Photo/Illutration Agriculture minister Takamori Yoshikawa speaks at a news conference at the prime minister’s office building in October 2018. (Asahi Shimbun file photo)

A former farm minister who reportedly received cash in return for favors to the egg production industry submitted his resignation as a lawmaker on Dec. 22, citing health reasons.

A statement issued by the office of Takamori Yoshikawa, 70, said he is currently hospitalized to treat a chronic heart problem and is scheduled to have a pacemaker implanted in the coming days.

“It will be difficult to fulfill my responsibilities as a lawmaker and to carry out sufficient activities to respond to the mandate entrusted in me by the voters,” the statement said.

His letter of resignation was submitted to Lower House Speaker Tadamori Oshima on Dec. 22.

The statement made no reference to allegations that when he was agriculture minister between October 2018 and September 2019, he received a total of 5 million yen ($48,000) in cash from the former head of Akita Foods Co., a major egg company based in Fukuyama, Hiroshima Prefecture.
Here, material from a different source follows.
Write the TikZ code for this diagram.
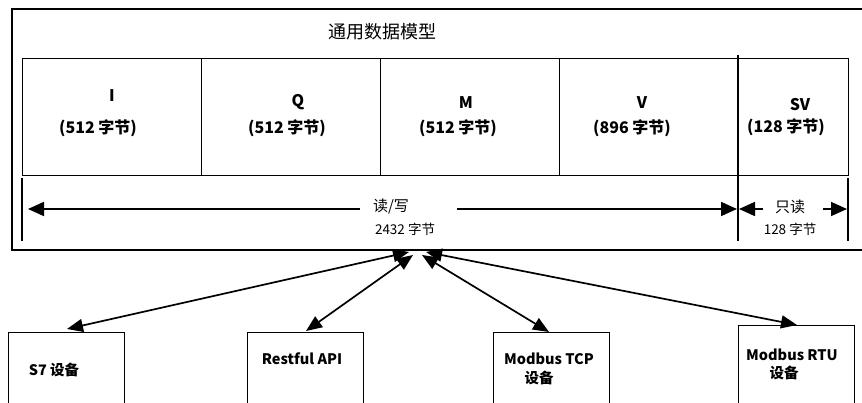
\documentclass[tikz,border=0pt]{standalone}
\usepackage{fontspec}
\setmainfont{Noto Sans CJK SC}
\usetikzlibrary{arrows.meta}
\begin{document}
\begin{tikzpicture}[x=1pt,y=-1pt,
  frameline/.style={line width=1.2pt},
  cell/.style={draw, line width=1.2pt, inner sep=0pt, anchor=north west, minimum height=117pt},
  devbox/.style={draw, line width=1.2pt, inner sep=0pt, anchor=north west, minimum width=116pt, minimum height=90pt},
  lbl/.style={font=\fontsize{16}{18}\selectfont\bfseries, inner sep=0pt},
  small/.style={font=\fontsize{13.5}{16}\selectfont, inner sep=0pt},
  devlbl/.style={font=\fontsize{14.5}{18}\selectfont\bfseries, inner sep=0pt, align=center},
  conn/.style={line width=1.7pt, {Triangle[length=16pt,width=13pt]}-{Triangle[length=16pt,width=13pt]}},
  oneway/.style={line width=1.7pt, -{Triangle[length=16pt,width=14pt]}},
  spanline/.style={line width=1.4pt}
]
\useasboundingbox (0,0) rectangle (862,403);
% outer frame (open on the right)
\draw[frameline] (870,9) -- (12,9) -- (12,250) -- (870,250);
\node[font=\fontsize{18}{20}\selectfont, inner sep=0pt] (title) at (382,32) {通用数据模型};

% cells
\node[cell, minimum width=179pt] (cI) at (22,58) {};
\node[cell, minimum width=179pt] (cQ) at (201,58) {};
\node[cell, minimum width=179pt] (cM) at (380,58) {};
\node[cell, minimum width=179pt] (cV) at (559,58) {};
\node[cell, minimum width=110pt] (cSV) at (738,58) {};

\node[lbl] (tI) at (112,96) {I};
\node[lbl] (pI) at (98,128) {(512 字节)};
\node[lbl] (tQ) at (298,102) {Q};
\node[lbl] (pQ) at (287,128) {(512 字节)};
\node[lbl] (tM) at (466,103) {M};
\node[lbl] (pM) at (458,128) {(512 字节)};
\node[lbl] (tV) at (642,103) {V};
\node[lbl] (pV) at (632,128) {(896 字节)};
\node[lbl] (tSV) at (800,105) {SV};
\node[lbl] (pSV) at (786,127) {(128 字节)};

% span markers
\coordinate (m1a) at (22,178); \coordinate (m1b) at (22,241);
\coordinate (m2a) at (738,55); \coordinate (m2b) at (738,241);
\coordinate (m3a) at (848,178); \coordinate (m3b) at (848,241);
\draw[spanline] (m1a) -- (m1b);
\draw[spanline] (m2a) -- (m2b);
\draw[spanline] (m3a) -- (m3b);

\node[small, font=\fontsize{15}{17}\selectfont] (rw) at (391,207) {读/写};
\node[small] (rwn) at (405,229) {2432 字节};
\node[small, font=\fontsize{15}{17}\selectfont] (ro) at (790,207) {只读};
\node[small] (ron) at (790,229) {128 字节};

\coordinate (rwL) at (360,209); \coordinate (rwLt) at (28,209);
\coordinate (rwR) at (457,209); \coordinate (rwRt) at (737,209);
\coordinate (roL) at (763,209); \coordinate (roLt) at (739,209);
\coordinate (roR) at (823,209); \coordinate (roRt) at (847,209);
\draw[oneway] (rwL) -- (rwLt);
\draw[oneway] (rwR) -- (rwRt);
\draw[oneway] (roL) -- (roLt);
\draw[oneway] (roR) -- (roRt);

% devices
\node[devbox] (s7) at (8,332) {};
\node[devbox] (rest) at (247,332) {};
\node[devbox] (tcp) at (493,332) {};
\node[devbox] (rtu) at (738,325) {};

\node[devlbl] (ls7) at (54,370) {S7 设备};
\node[devlbl] (lrest) at (302,359) {Restful API};
\node[devlbl] (ltcp) at (549,359) {Modbus TCP};
\node[devlbl] (ltcp2) at (539,378) {设备};
\node[devlbl] (lrtu) at (792,355) {Modbus RTU};
\node[devlbl] (lrtu2) at (784,373) {设备};

% connectors
\coordinate (h1) at (409,252);
\coordinate (h2) at (413,255);
\coordinate (h3) at (422,255);
\coordinate (h4) at (426,252);
\coordinate (e1) at (67,329);
\coordinate (e2) at (306,331);
\coordinate (e3) at (549,332);
\coordinate (e4) at (797,325);
\draw[conn] (h1) -- (e1);
\draw[conn] (h2) -- (e2);
\draw[conn] (h3) -- (e3);
\draw[conn] (h4) -- (e4);
\end{tikzpicture}
\end{document}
He has flatly denied receiving the money.

Yoshikawa was a Hokkaido assemblyman before he won his first term as a Lower House member in 1996. Current Prime Minister Yoshihide Suga also won his first Lower House seat in that election.

That connection led to Yoshikawa serving as an official in the campaign headquarters for Suga’s successful run in the LDP presidential election in September.

After The Asahi Shimbun reported on the money exchanges on Dec. 2, Yoshikawa resigned as executive acting chairman of the ruling Liberal Democratic Party’s Election Strategy Committee and stepped down from his executive post in the LDP faction led by Secretary-General Toshihiro Nikai.

According to Akita Foods sources, the former company head gave Yoshikawa 2 million yen in November 2018 at a Tokyo hotel. In March and August 2019, the money exchange took place in Yoshikawa’s office as agriculture minister, and he received a total of 3 million yen on those two occasions.

The former head said he asked Yoshikawa to have the farm ministry express opposition to an international organization that was pushing to establish animal welfare standards for raising chickens. Japan ended up objecting to the proposed standards, which would have forced Japanese poultry farms to spend large sums on upgrades.

Prosecutors searched the offices of Akita Foods on Dec. 7 and are currently going over the evidence they have gathered, according to sources.

None of the political groups affiliated with Yoshikawa has reported money received from Akita Foods in their annual political fund reports.

A Lower House by-election is expected to be held on April 25 to fill the vacancy in the Hokkaido No. 2 district that Yoshikawa represents.

Koya Nishikawa, another former farm minister with close ties to the former Akita Foods head, resigned as special adviser to the Cabinet on Dec. 8 after the report surfaced about Yoshikawa receiving money from the egg producing company.